Von Klaus P. Richter, München

Leicht vergisst man bei Schubert, dem Liedgenie, wie wichtig ihm die Kammermusik war. Schon in den häuslichen Quartettabenden spielte er die Bratsche, und mit 16 Jahren hatte er bereits an die zehn Streichquartette komponiert. Aus diesem Ambiente führte das Apollon Musagète Quartett in einer feinen Kammermusikreihe im Hubertusaal des Nymphenburger Schlosses zwei bezeichnende Werke vor.

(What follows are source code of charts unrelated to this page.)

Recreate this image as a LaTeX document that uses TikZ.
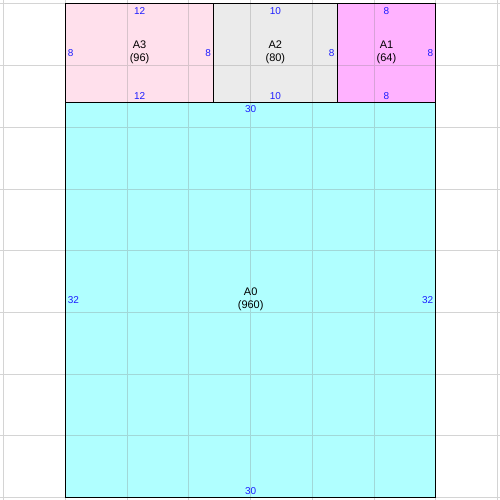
\documentclass[tikz,border=0pt]{standalone}
\usepackage{fontspec}
\setmainfont{Liberation Sans}
\definecolor{pinkA}{RGB}{255,224,236}
\definecolor{grayA}{RGB}{235,235,235}
\definecolor{violetA}{RGB}{255,178,255}
\definecolor{cyanA}{RGB}{176,255,255}
\definecolor{numblue}{RGB}{30,30,255}
\begin{document}
\begin{tikzpicture}[x=12.3457pt,y=12.3457pt,
  dim/.style={font=\fontsize{10}{12}\selectfont, text=numblue, inner sep=0pt},
  lbl/.style={font=\fontsize{11}{13}\selectfont, align=center, inner sep=0pt},
  gridline/.style={draw=gray, opacity=0.34, line width=1pt},
  gridin/.style={draw=gray, opacity=0.3, line width=1pt},
  border/.style={draw=black, line width=1.2pt}]
\useasboundingbox (-5.305,-0.19) rectangle ++(40.5,40.5);
% outer grid
\draw[gridline] (-5.305,-0.19) grid[step=5] (35.195,40.31);
% fills
\fill[cyanA] (0,0) rectangle (30,32);
\fill[pinkA] (0,32) rectangle (12,40);
\fill[grayA] (12,32) rectangle (22,40);
\fill[violetA] (22,32) rectangle (30,40);
% faint grid over the fills
\begin{scope}
  \clip (0,0) rectangle (30,40);
  \draw[gridin] (-5.305,-0.19) grid[step=5] (35.195,40.31);
\end{scope}
% borders
\draw[border] (0,0) rectangle (30,32);
\draw[border] (0,32) rectangle (12,40);
\draw[border] (12,32) rectangle (22,40);
\draw[border] (22,32) rectangle (30,40);
% labels
\node[lbl] (a3) at (6,36.1) {A3\\(96)};
\node[lbl] (a2) at (17,36.1) {A2\\(80)};
\node[lbl] (a1) at (26,36.1) {A1\\(64)};
\node[lbl] (a0) at (15,16.1) {A0\\(960)};
% A3 dimensions
\node[dim] (a3t) at (6,39.4) {12};
\node[dim] (a3b) at (6,32.5) {12};
\node[dim,anchor=west] (a3l) at (0.17,36) {8};
\node[dim,anchor=east] (a3r) at (11.8,36) {8};
% A2 dimensions
\node[dim] (a2t) at (17,39.4) {10};
\node[dim] (a2b) at (17,32.5) {10};
\node[dim,anchor=east] (a2r) at (21.8,36) {8};
% A1 dimensions
\node[dim] (a1t) at (26,39.4) {8};
\node[dim] (a1b) at (26,32.5) {8};
\node[dim,anchor=east] (a1r) at (29.8,36) {8};
% A0 dimensions
\node[dim] (a0t) at (15,31.45) {30};
\node[dim] (a0b) at (15,0.57) {30};
\node[dim,anchor=west] (a0l) at (0.17,16) {32};
\node[dim,anchor=east] (a0r) at (29.8,16) {32};
\end{tikzpicture}
\end{document}
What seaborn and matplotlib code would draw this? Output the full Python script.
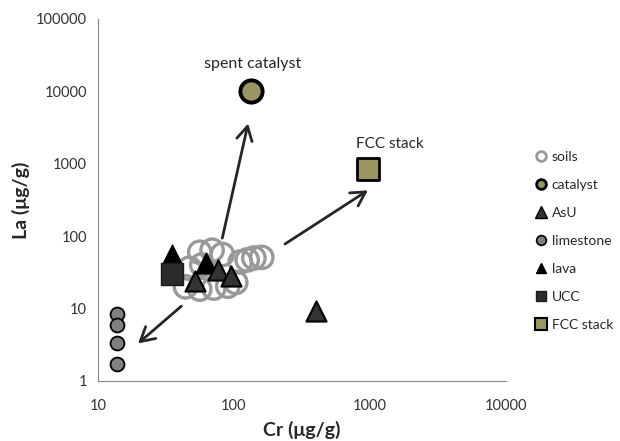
import matplotlib
matplotlib.use("Agg")
import matplotlib.pyplot as plt
from matplotlib.lines import Line2D
import seaborn as sns
import pandas as pd

# data (Cr, La in ug/g)
soils_cr = [56, 69, 82, 47, 58, 44, 56, 71, 90, 103, 111, 125, 140, 160]
soils_la = [60, 64, 56, 36, 40, 20, 18.6, 19.2, 20.4, 23, 44, 47, 50, 51]
catalyst_cr = [133]
catalyst_la = [10000]
asu_cr = [52, 76, 95, 400]
asu_la = [24, 34, 28, 9.2]
limestone_cr = [13.7, 13.7, 13.7, 13.7]
limestone_la = [8.4, 5.9, 3.3, 1.7]
lava_cr = [35, 62]
lava_la = [55, 42]
ucc_cr = [35]
ucc_la = [30]
fcc_cr = [960]
fcc_la = [840]

# arrows: (start, end)
arrows = [((82, 94), (127, 3600)),
          ((237, 78), (965, 430)),
          ((41, 10.8), (19.7, 3.3))]

sns.set_style("white")
plt.rcParams['font.family'] = ['Lato', 'DejaVu Sans']

fig = plt.figure(figsize=(6.2, 4.41), dpi=100)
ax = fig.add_axes([98 / 620, 1 - 381 / 441, (506 - 98) / 620, (381 - 19) / 441])

olive = '#9c9562'

sns.scatterplot(x=soils_cr, y=soils_la, ax=ax, marker='o', s=260,
                facecolor='none', edgecolor='#999999', linewidth=2.4, zorder=3)
sns.scatterplot(x=ucc_cr, y=ucc_la, ax=ax, marker='s', s=250,
                color='#2b2b2b', edgecolor='#1a1a1a', linewidth=1, zorder=4)
sns.scatterplot(x=lava_cr, y=lava_la, ax=ax, marker='^', s=225,
                color='black', edgecolor='black', linewidth=1, zorder=3.5)
sns.scatterplot(x=asu_cr, y=asu_la, ax=ax, marker='^', s=210,
                color='#333333', edgecolor='black', linewidth=1.5, zorder=5)
sns.scatterplot(x=limestone_cr, y=limestone_la, ax=ax, marker='o', s=100,
                color='#808080', edgecolor='black', linewidth=1.3, zorder=4)
sns.scatterplot(x=catalyst_cr, y=catalyst_la, ax=ax, marker='o', s=256,
                color=olive, edgecolor='black', linewidth=2.8, zorder=4)
sns.scatterplot(x=fcc_cr, y=fcc_la, ax=ax, marker='s', s=272,
                color=olive, edgecolor='black', linewidth=2, zorder=4)

for (x0, y0), (x1, y1) in arrows:
    ax.annotate('', xy=(x1, y1), xytext=(x0, y0),
                arrowprops=dict(arrowstyle='->,head_length=0.5,head_width=0.28',
                                mutation_scale=20, lw=2, color='#262626',
                                shrinkA=0, shrinkB=0))

ax.text(136, 24000, 'spent catalyst', ha='center', va='center', fontsize=11.5)
ax.text(1400, 1900, 'FCC stack', ha='center', va='center', fontsize=11)

ax.set_xscale('log')
ax.set_yscale('log')
ax.set_xlim(10, 10000)
ax.set_ylim(1, 100000)
ax.set_xticks([10, 100, 1000, 10000])
ax.set_xticklabels(['10', '100', '1000', '10000'])
ax.set_yticks([1, 10, 100, 1000, 10000, 100000])
ax.set_yticklabels(['1', '10', '100', '1000', '10000', '100000'])
ax.minorticks_off()
ax.tick_params(axis='both', direction='out', length=5, width=0.8, color='#888888',
               labelsize=10.5, labelcolor='#333333', pad=3)
ax.tick_params(axis='x', pad=8)
for side in ['top', 'right']:
    ax.spines[side].set_visible(False)
for side in ['left', 'bottom']:
    ax.spines[side].set_color('#888888')
    ax.spines[side].set_linewidth(0.8)

ax.set_xlabel('Cr (μg/g)', fontsize=14, fontweight='bold', labelpad=6)
ax.set_ylabel('La (μg/g)', fontsize=14, fontweight='bold', labelpad=4)

handles = [
    Line2D([], [], ls='', marker='o', ms=7, mfc='white', mec='#999999', mew=2),
    Line2D([], [], ls='', marker='o', ms=7, mfc=olive, mec='black', mew=2),
    Line2D([], [], ls='', marker='^', ms=8, mfc='#333333', mec='black', mew=1),
    Line2D([], [], ls='', marker='o', ms=7, mfc='#808080', mec='black', mew=1.2),
    Line2D([], [], ls='', marker='^', ms=7, mfc='black', mec='black'),
    Line2D([], [], ls='', marker='s', ms=7, mfc='#2b2b2b', mec='#1a1a1a'),
    Line2D([], [], ls='', marker='s', ms=8, mfc=olive, mec='black', mew=1.5),
]
labels = ['soils', 'catalyst', 'AsU', 'limestone', 'lava', 'UCC', 'FCC stack']
fig.legend(handles, labels, loc='upper left', bbox_to_anchor=(535 / 620, 1 - 151 / 441),
           frameon=False, fontsize=10, handlelength=0.8, handletextpad=0.4,
           labelspacing=1.15, borderaxespad=0, borderpad=0)

fig.savefig('out.png', dpi=100)
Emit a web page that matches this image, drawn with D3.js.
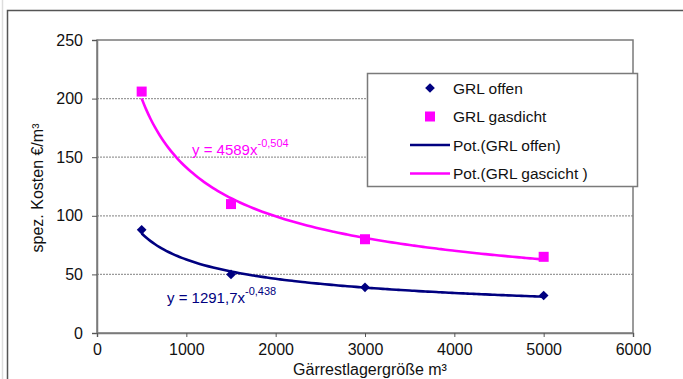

Ein ungestümes Oszillogramm der Umbrüche zwischen Piano-Poetik und eruptiven Forte-Hitzewallungen beherrscht den unvollendeten Quartettsatz c-Moll (D 703): Vorahnung der dramatischen Dialektik seiner späten Sinfonik. Das gab dem polnischen Ensemble, einst Sieger im ARD-Wettbewerb von 2008, inzwischen weltberühmt, Gelegenheit, seine leidenschaftliche Artikulationskunst pointiert auszuspielen.

Aber schon im Es-Dur Quartett des 16-jährigen Schubert (D 87) konnte es im tiefsinnigen Adagio auch die melosseelige Seite Schuberts mit glutvoller Noblesse präsentieren. Das schien aber nur wie eine Vorbereitung für den späten Dvořàk. In seinem vorletzten Streichquartett G-Dur op. 106, nach seiner endgültigen Rückkehr aus der "Neuen Welt" komponiert, waren die Musiker erst richtig in ihrem Element. Dort tauchten sie nach dem signalhaften Hauptthema und der h-Moll-Schwermut des zweiten in die rhapsodische Fülle des Werks ein. Weil aber seine musikantischen Qualitäten mit viel motivischer Arbeit und variativem Aufwand gestaltet werden, ist es ein Glanzstück von Dvořàks Œuvre.

Wieder hatten es dem Ensemble vor allem die prickelnden Staccati und Sforzandi angetan, die Ausbrüche tänzerischer Leidenschaft und die raschen Wechsel zwischen Dur und Moll, mit denen Dvořàk die Themen immer neu beleuchtet. Diese temperamentvolle Expressivität fand dann nach den hymnischen Tiefen des Adagios im Finalsatz schließlich an dessen orgiastischem "con fuoco"-Schluss den Höhepunkt des Abends.